Thursday, December 22, 2005

America - 'Warrantless' searches not unprecedented

I said this would come back and bite the Democrats.

Previous administrations, as well as the court that oversees national security cases, agreed with President Bush's position that a president legally may authorize searches without warrants in pursuit of foreign intelligence.

"The Department of Justice believes -- and the case law supports -- that the president has inherent authority to conduct warrantless physical searches for foreign intelligence purposes and that the president may, as he has done, delegate this authority to the attorney general," Clinton Deputy Attorney General Jamie S. Gorelick said in 1994 testimony before the House Permanent Select Committee on Intelligence.

That same authority, she added, pertains to electronic surveillance such as wiretaps.

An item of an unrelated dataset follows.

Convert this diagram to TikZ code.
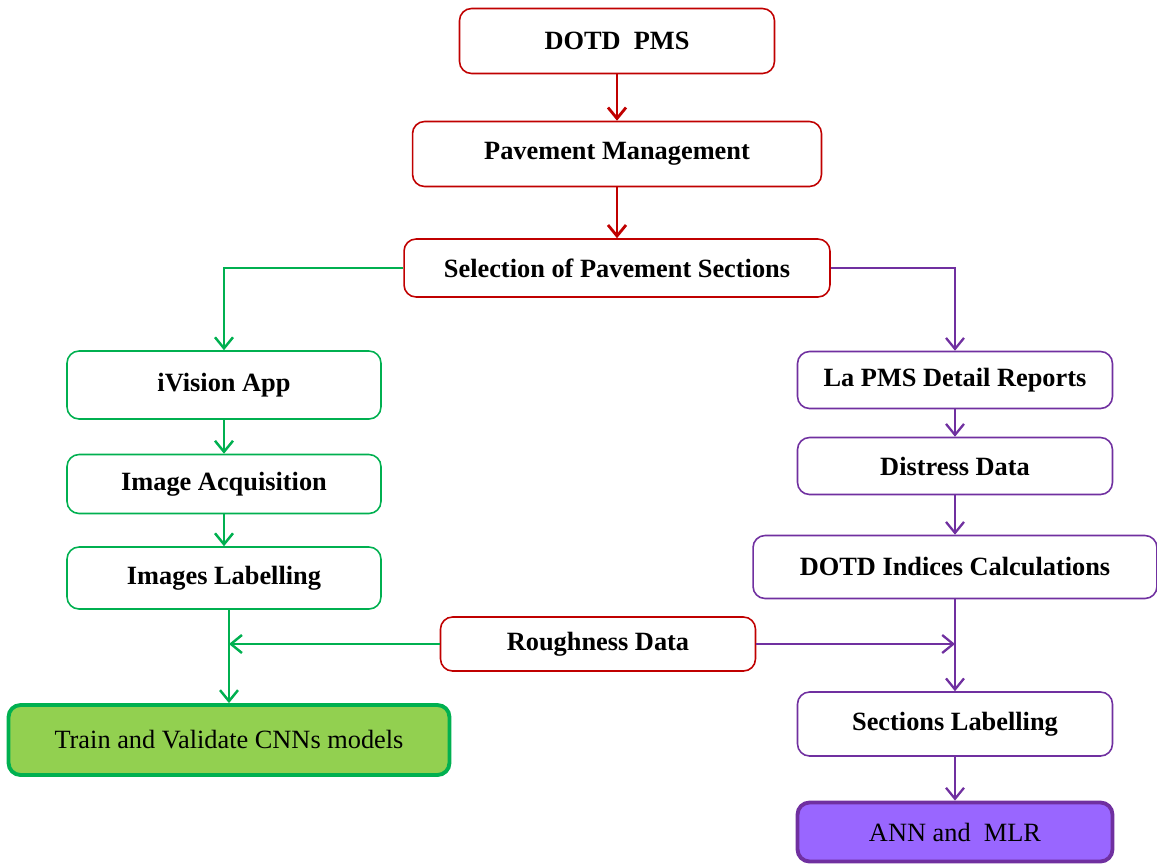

More recently, the U.S. Foreign Intelligence Surveillance Court -- the secretive judicial system that handles classified intelligence cases -- wrote in a declassified opinion that the court has long held "that the President did have inherent authority to conduct warrantless searches to obtain foreign intelligence information."


And Clinton went further than Bush.

In 1994, President Clinton expanded the use of warrantless searches to entirely domestic situations with no foreign intelligence value whatsoever.


Remember, that was in the pre 9/11 days - a very important fact to remember.